On April 18, 2017, Securities and Exchange Commission (“SEC” or “Commission”) Administrative Law Judge (“ALJ”) James Grimes dismissed an administrative proceeding instituted by the Commission against Georgia real estate developer Charles Hill, Jr. alleging that Hill engaged in insider trading. In the Matter of Charles L. Hill, Jr., Admin. Proc. No. 3-16383 (Apr. 18, 2017). In the course of the administrative proceeding, the SEC’s Enforcement Division argued that Hill had traded on material, nonpublic information about a tender offer while having reason to know that the information came from an officer of the target company. After a full hearing on the merits, however, ALJ Grimes dismissed the administrative proceeding, concluding that the Enforcement Division had not met its burden of proof because its arguments rested too heavily on speculation.

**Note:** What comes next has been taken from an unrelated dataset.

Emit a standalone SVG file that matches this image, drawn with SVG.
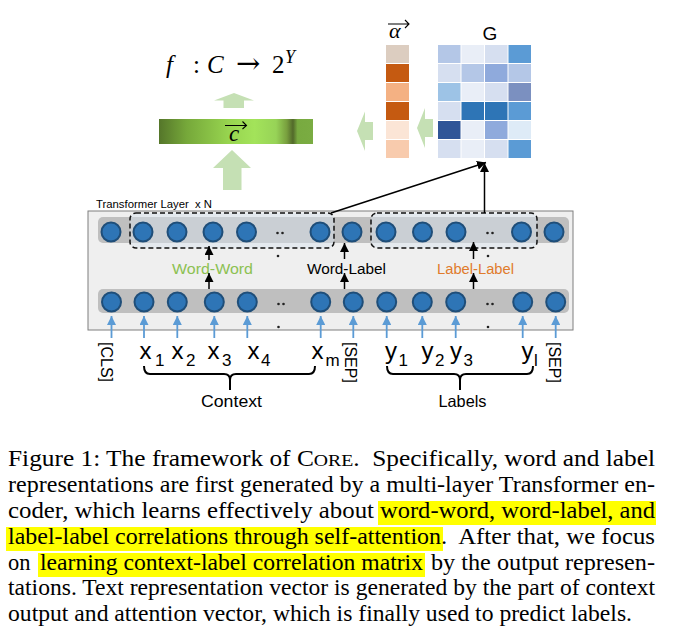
<svg xmlns="http://www.w3.org/2000/svg" width="684" height="640" viewBox="0 0 684 640">
<defs>
<style>
.node{fill:#2e75b6;stroke:#1f4e79;stroke-width:2}
.dot{fill:#222}
.band{fill:#bfbfbf}
.dash{fill:#d6e2ee;fill-opacity:0.45;stroke:#111;stroke-width:1.5;stroke-dasharray:5,3}
.blk{stroke:#000;stroke-width:1.5;fill:none}
.blu{stroke:#5b9bd5;stroke-width:1.8;fill:none}
.sans{font-family:"Liberation Sans",Arial,sans-serif}
.serif{font-family:"Liberation Serif","Times New Roman",serif}
.cap{font-family:"Liberation Serif","Times New Roman",serif;font-size:22.5px;fill:#000}
.hl{fill:#ffff00}
.garrow{fill:#c5e0b4}
.brace{stroke:#000;stroke-width:2;fill:none}
</style>
<marker id="ab" viewBox="0 0 10 10" refX="10" refY="5" markerWidth="6" markerHeight="6" orient="auto"><path d="M0,0 L10,5 L0,10 z" fill="#000"/></marker>
<marker id="au" viewBox="0 0 10 10" refX="10" refY="5" markerWidth="5" markerHeight="5" orient="auto"><path d="M0,0 L10,5 L0,10 z" fill="#5b9bd5"/></marker>
<linearGradient id="gbar" x1="0" y1="0" x2="1" y2="0">
<stop offset="0" stop-color="#55762a"/>
<stop offset="0.18" stop-color="#76a83a"/>
<stop offset="0.45" stop-color="#97d44f"/>
<stop offset="0.62" stop-color="#a3e35a"/>
<stop offset="0.76" stop-color="#97d357"/>
<stop offset="0.83" stop-color="#789f3e"/>
<stop offset="0.87" stop-color="#52692a"/>
<stop offset="0.9" stop-color="#78aa40"/>
<stop offset="1" stop-color="#7aac42"/>
</linearGradient>
</defs>
<rect width="684" height="640" fill="#fff"/>

<!-- formula -->
<g id="formula" class="serif" font-size="25">
<text x="166" y="73" font-style="italic">f</text>
<text x="193" y="73">:</text>
<text x="207" y="73" font-style="italic">C</text>
<text x="236" y="73" font-family="DejaVu Serif,serif" font-size="29">→</text>
<text x="272" y="73">2</text>
<text x="285" y="63" font-style="italic" font-size="18">Y</text>
</g>

<!-- green arrows -->
<g id="green-arrows">
<path class="garrow" d="M234,93 L254,100.5 L244,100.5 L244,108 L223.5,108 L223.5,100.5 L214,100.5 z"/>
<path class="garrow" d="M232,150 L251,168 L241.5,168 L241.5,190 L223,190 L223,168 L213,168 z"/>
<path class="garrow" d="M357,131 L365,111.5 L365,122 L373,122 L373,140 L365,140 L365,151 z"/>
<path class="garrow" d="M417,128 L425,108 L425,119 L433,119 L433,137 L425,137 L425,148 z"/>
</g>

<!-- c vector bar -->
<g id="c-vector">
<rect x="159" y="119" width="154" height="25" fill="url(#gbar)"/>
<text x="229" y="141" class="serif" font-size="23" font-style="italic">c</text>
<path d="M225,125.5 H246.5 M242.5,121.5 L246.5,125.5 L242.5,129" stroke="#000" stroke-width="1.1" fill="none"/>
</g>

<!-- alpha vector -->
<g id="alpha-vector">
<text x="389" y="38" class="serif" font-size="22" font-style="italic">α</text>
<path d="M388,24 H409 M405,20 L409,24 L405,28" stroke="#000" stroke-width="1.1" fill="none"/>
<rect x="386" y="45" width="23" height="18" fill="#dccdc0"/>
<rect x="386" y="64" width="23" height="18" fill="#c55a11"/>
<rect x="386" y="83" width="23" height="18" fill="#f4b183"/>
<rect x="386" y="102" width="23" height="18" fill="#c55a11"/>
<rect x="386" y="121" width="23" height="18" fill="#fbe5d6"/>
<rect x="386" y="140" width="23" height="18" fill="#f8cbad"/>
</g>

<!-- G matrix -->
<g id="G-matrix">
<text x="490" y="40" class="sans" font-size="19" text-anchor="middle">G</text>
<g>
<rect x="438" y="45" width="22.5" height="18" fill="#b4c7e7"/>
<rect x="461.5" y="45" width="22.5" height="18" fill="#e9eef7"/>
<rect x="485" y="45" width="22.5" height="18" fill="#d6dff0"/>
<rect x="508.5" y="45" width="22.5" height="18" fill="#5b9bd5"/>
<rect x="438" y="64" width="22.5" height="18" fill="#d6dff0"/>
<rect x="461.5" y="64" width="22.5" height="18" fill="#b4c7e7"/>
<rect x="485" y="64" width="22.5" height="18" fill="#8faadc"/>
<rect x="508.5" y="64" width="22.5" height="18" fill="#b4c7e7"/>
<rect x="438" y="83" width="22.5" height="18" fill="#9dc3e6"/>
<rect x="461.5" y="83" width="22.5" height="18" fill="#e9eef7"/>
<rect x="485" y="83" width="22.5" height="18" fill="#d6dff0"/>
<rect x="508.5" y="83" width="22.5" height="18" fill="#7b90c0"/>
<rect x="438" y="102" width="22.5" height="18" fill="#d6dff0"/>
<rect x="461.5" y="102" width="22.5" height="18" fill="#2e75b6"/>
<rect x="485" y="102" width="22.5" height="18" fill="#2e75b6"/>
<rect x="508.5" y="102" width="22.5" height="18" fill="#5b9bd5"/>
<rect x="438" y="121" width="22.5" height="18" fill="#2f5597"/>
<rect x="461.5" y="121" width="22.5" height="18" fill="#e9eef7"/>
<rect x="485" y="121" width="22.5" height="18" fill="#8faadc"/>
<rect x="508.5" y="121" width="22.5" height="18" fill="#deebf7"/>
<rect x="438" y="140" width="22.5" height="18" fill="#d6dff0"/>
<rect x="461.5" y="140" width="22.5" height="18" fill="#e9eef7"/>
<rect x="485" y="140" width="22.5" height="18" fill="#d6dff0"/>
<rect x="508.5" y="140" width="22.5" height="18" fill="#5b9bd5"/>
</g>
</g>

<!-- transformer box -->
<g id="transformer">
<text x="96" y="207.5" class="sans" font-size="11.3" textLength="116" lengthAdjust="spacingAndGlyphs" xml:space="preserve">Transformer Layer  x N</text>
<rect x="88" y="211" width="485" height="119" fill="#efefef" stroke="#7f7f7f" stroke-width="1"/>
<rect class="band" x="98" y="217" width="471" height="26" rx="5"/>
<rect class="band" x="98" y="289" width="471" height="24" rx="5"/>
</g>

<g id="attention-groups">
<rect id="word-group" class="dash" x="130" y="213" width="204" height="35" rx="6"/>
<rect id="label-group" class="dash" x="371" y="213" width="166" height="35" rx="6"/>
</g>

<g id="top-nodes">
<circle class="node" cx="111" cy="232" r="9.5"/>
<circle class="node" cx="143" cy="232" r="9.5"/>
<circle class="node" cx="177" cy="232" r="9.5"/>
<circle class="node" cx="213" cy="232" r="9.5"/>
<circle class="node" cx="246.5" cy="232" r="9.5"/>
<circle class="node" cx="320" cy="232" r="9.5"/>
<circle class="node" cx="352" cy="232" r="9.5"/>
<circle class="node" cx="386" cy="232" r="9.5"/>
<circle class="node" cx="422.5" cy="232" r="9.5"/>
<circle class="node" cx="456" cy="232" r="9.5"/>
<circle class="node" cx="521.5" cy="232" r="9.5"/>
<circle class="node" cx="554" cy="232" r="9.5"/>
<circle class="dot" cx="277.5" cy="233" r="1.3"/>
<circle class="dot" cx="282.5" cy="233" r="1.3"/>
<circle class="dot" cx="278" cy="256" r="1.3"/>
<circle class="dot" cx="487.5" cy="233" r="1.3"/>
<circle class="dot" cx="492.5" cy="233" r="1.3"/>
<circle class="dot" cx="488" cy="256" r="1.3"/>
</g>

<g id="bottom-nodes">
<circle class="node" cx="111.5" cy="302" r="9.5"/>
<circle class="node" cx="144" cy="302" r="9.5"/>
<circle class="node" cx="177.3" cy="302" r="9.5"/>
<circle class="node" cx="214.3" cy="302" r="9.5"/>
<circle class="node" cx="247.3" cy="302" r="9.5"/>
<circle class="node" cx="320.7" cy="302" r="9.5"/>
<circle class="node" cx="353.3" cy="302" r="9.5"/>
<circle class="node" cx="386.7" cy="302" r="9.5"/>
<circle class="node" cx="422.3" cy="302" r="9.5"/>
<circle class="node" cx="455.7" cy="302" r="9.5"/>
<circle class="node" cx="522.7" cy="302" r="9.5"/>
<circle class="node" cx="555.7" cy="302" r="9.5"/>
<circle class="dot" cx="278.5" cy="304" r="1.3"/>
<circle class="dot" cx="283.5" cy="304" r="1.3"/>
<circle class="dot" cx="278.5" cy="327" r="1.3"/>
<circle class="dot" cx="487.5" cy="304" r="1.3"/>
<circle class="dot" cx="492.5" cy="304" r="1.3"/>
<circle class="dot" cx="488" cy="327" r="1.3"/>
</g>

<g id="relation-labels" class="sans" font-size="15.5">
<text x="172" y="274" fill="#8cc152" textLength="81" lengthAdjust="spacingAndGlyphs">Word-Word</text>
<text x="307" y="274" fill="#000" textLength="79" lengthAdjust="spacingAndGlyphs">Word-Label</text>
<text x="437" y="274" fill="#e07b2c" textLength="77" lengthAdjust="spacingAndGlyphs">Label-Label</text>
</g>

<g id="connectors">
<line class="blk" x1="209" y1="289" x2="209" y2="273" marker-end="url(#ab)"/>
<line class="blk" x1="209" y1="260" x2="209" y2="246" marker-end="url(#ab)"/>
<line class="blk" x1="344.5" y1="289" x2="344.5" y2="273" marker-end="url(#ab)"/>
<line class="blk" x1="344.5" y1="259" x2="344.5" y2="243" marker-end="url(#ab)"/>
<line class="blk" x1="473.5" y1="289" x2="473.5" y2="273" marker-end="url(#ab)"/>
<line class="blk" x1="473.5" y1="259" x2="473.5" y2="242" marker-end="url(#ab)"/>
<line class="blk" x1="331" y1="213" x2="486" y2="162.5" marker-end="url(#ab)"/>
<line class="blk" x1="484.5" y1="213" x2="484.5" y2="163" marker-end="url(#ab)"/>
<line class="blu" x1="111.5" y1="338" x2="111.5" y2="316" marker-end="url(#au)"/>
<line class="blu" x1="144" y1="338" x2="144" y2="316" marker-end="url(#au)"/>
<line class="blu" x1="177.3" y1="338" x2="177.3" y2="316" marker-end="url(#au)"/>
<line class="blu" x1="214.3" y1="338" x2="214.3" y2="316" marker-end="url(#au)"/>
<line class="blu" x1="247.3" y1="338" x2="247.3" y2="316" marker-end="url(#au)"/>
<line class="blu" x1="320.7" y1="338" x2="320.7" y2="316" marker-end="url(#au)"/>
<line class="blu" x1="353.3" y1="338" x2="353.3" y2="316" marker-end="url(#au)"/>
<line class="blu" x1="386.7" y1="338" x2="386.7" y2="316" marker-end="url(#au)"/>
<line class="blu" x1="422.3" y1="338" x2="422.3" y2="316" marker-end="url(#au)"/>
<line class="blu" x1="455.7" y1="338" x2="455.7" y2="316" marker-end="url(#au)"/>
<line class="blu" x1="522.7" y1="338" x2="522.7" y2="316" marker-end="url(#au)"/>
<line class="blu" x1="555.7" y1="338" x2="555.7" y2="316" marker-end="url(#au)"/>
</g>

<g id="inputs" class="sans">
<text transform="translate(100.5,342) rotate(90)" font-size="16">[CLS]</text>
<text transform="translate(345,342) rotate(90)" font-size="16">[SEP]</text>
<text transform="translate(549,342) rotate(90)" font-size="16">[SEP]</text>
<text x="139.5" y="359" font-size="24">x</text><text x="155" y="366" font-size="17">1</text>
<text x="171.5" y="359" font-size="24">x</text><text x="186" y="366" font-size="17">2</text>
<text x="207.5" y="359" font-size="24">x</text><text x="222" y="366" font-size="17">3</text>
<text x="247.5" y="359" font-size="24">x</text><text x="261" y="366" font-size="17">4</text>
<text x="311.5" y="359" font-size="24">x</text><text x="325.5" y="366" font-size="17">m</text>
<text x="385" y="359" font-size="24">y</text><text x="398.5" y="366" font-size="17">1</text>
<text x="421.5" y="359" font-size="24">y</text><text x="435" y="366" font-size="17">2</text>
<text x="450" y="359" font-size="24">y</text><text x="463.5" y="366" font-size="17">3</text>
<text x="521.5" y="359" font-size="24">y</text><text x="534" y="366" font-size="17">l</text>
</g>

<g id="groups">
<path class="brace" d="M144,366 Q144,374 150,374 H224 Q230,374 230,380 V390 M230,380 Q230,374 236,374 H309 Q315,374 315,366"/>
<path class="brace" d="M387,366 Q387,374 393,374 H454 Q460,374 460,380 V390 M460,380 Q460,374 466,374 H527 Q533,374 533,366"/>
<text x="231.5" y="407" class="sans" font-size="16.5" text-anchor="middle" textLength="61" lengthAdjust="spacingAndGlyphs">Context</text>
<text x="462.5" y="407" class="sans" font-size="16.5" text-anchor="middle" textLength="48" lengthAdjust="spacingAndGlyphs">Labels</text>
</g>

<g id="caption">
<rect class="hl" x="378" y="501" width="278" height="24"/>
<rect class="hl" x="6" y="527" width="437" height="24"/>
<rect class="hl" x="38" y="553" width="387" height="24"/>
<text class="cap" x="8" y="466" textLength="647" lengthAdjust="spacingAndGlyphs" xml:space="preserve">Figure 1: The framework of C<tspan font-size="17.5">ORE</tspan>.  Specifically, word and label</text>
<text class="cap" x="8" y="492" textLength="647" lengthAdjust="spacingAndGlyphs">representations are first generated by a multi-layer Transformer en-</text>
<text class="cap" x="8" y="518" textLength="366" lengthAdjust="spacingAndGlyphs">coder, which learns effectively about</text>
<text class="cap" x="380" y="518" textLength="275" lengthAdjust="spacingAndGlyphs">word-word, word-label, and</text>
<text class="cap" x="8" y="544" textLength="433" lengthAdjust="spacingAndGlyphs">label-label correlations through self-attention</text>
<text class="cap" x="441" y="544" textLength="214" lengthAdjust="spacingAndGlyphs" xml:space="preserve">.  After that, we focus</text>
<text class="cap" x="8" y="570">on</text>
<text class="cap" x="40" y="570" textLength="383" lengthAdjust="spacingAndGlyphs">learning context-label correlation matrix</text>
<text class="cap" x="431" y="570" textLength="224" lengthAdjust="spacingAndGlyphs">by the output represen-</text>
<text class="cap" x="8" y="595" textLength="647" lengthAdjust="spacingAndGlyphs">tations. Text representation vector is generated by the part of context</text>
<text class="cap" x="8" y="621" textLength="624" lengthAdjust="spacingAndGlyphs">output and attention vector, which is finally used to predict labels.</text>
</g>
</svg>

The Enforcement Division alleged that in June and July 2011, Hill purchased several thousand shares of stock in Radiant Systems, Inc. (“Radiant”) shortly before Radiant announced a merger with NCR Corporation on July 11, 2011. Hill then allegedly sold all of his Radiant shares the next day and reaped profits of approximately $744,000. Although Hill maintained that he was unaware of the merger before it was announced, the Commission instituted a contested administrative proceeding in February 2015 after a two-year investigation.
ALJ Grimes held a merits hearing on the matter from December 12–15, 2016, which included testimony from seven witnesses and the admission of nearly two dozen exhibits. The Enforcement Division’s theory of the case was that Hill learned of the tender offer from a friend, who in turn had learned it from an officer of Radiant, and that Hill had sufficient reason to know that the ultimate source of the information was the officer. After delving deep into the testimony he heard and his impressions of witness credibility, however, ALJ Grimes concluded that the Enforcement Division simply had not met its burden of proof. AJL Grimes concluded that each of the witnesses involved had credibly testified that they did not pass inside information to Hill; and, absent some other evidence, ALJ Grimes held that evidence of Hill’s suspicious trading was not enough to carry the burden because it did not speak to whether Hill had reason to know that any nonpublic information he possessed ultimately came from an officer of Radiant. In so holding, ALJ Grimes was highly critical of what he deemed to be the Enforcement Division’s request that he reject consistent witness testimony (that no inside information had been passed to Hill) in favor of speculation (that Hill would not have made the well-timed trade without knowingly possessing inside information).
Notably, ALJ Grimes’s ruling on the merits came after Hill had unsuccessfully sought to enjoin the administrative proceeding on the grounds that SEC’s hiring of ALJ Grimes had violated the Appointments Clause of Article II of the Constitution. Hill first asked ALJ Grimes to dismiss the case because ALJs are “Inferior Officers,” or “government officials exercising significant authority pursuant to the laws of the United States,” who must be appointed by the President, the federal courts, or the heads of federal departments. After ALJ Grimes denied Hill’s constitutional challenge, Hill filed a complaint in the United States District Court for the Northern District of Georgia. There, in Hill v. SEC, Judge Leigh Martin May granted Hill a preliminary injunction. Hill v. SEC, 114 F. Supp. 3d 1297 (N.D. Ga. 2015). The Eleventh Circuit reversed, however, on the grounds that the district court lacked subject matter jurisdiction over the challenge. Hill v. SEC, 825 F.3d 1236 (11th Cir. 2016). Ultimately, the fact that the case remained before ALJ Grimes may have proved beneficial to Hill.
This marks the second time that an ALJ has dismissed an insider trading case in the last 18 months, and it comes amidst an apparent trend of the SEC bringing fewer contested actions before ALJs—particularly outside of actions involving regulated entities and persons. We expect the SEC’s trend of shying away from administrative proceedings for contested actions to continue, particularly with the expected confirmation of nominee for SEC Chairman Jay Clayton. At the very least, the Commission may be discouraged from bringing insider trading cases before ALJs.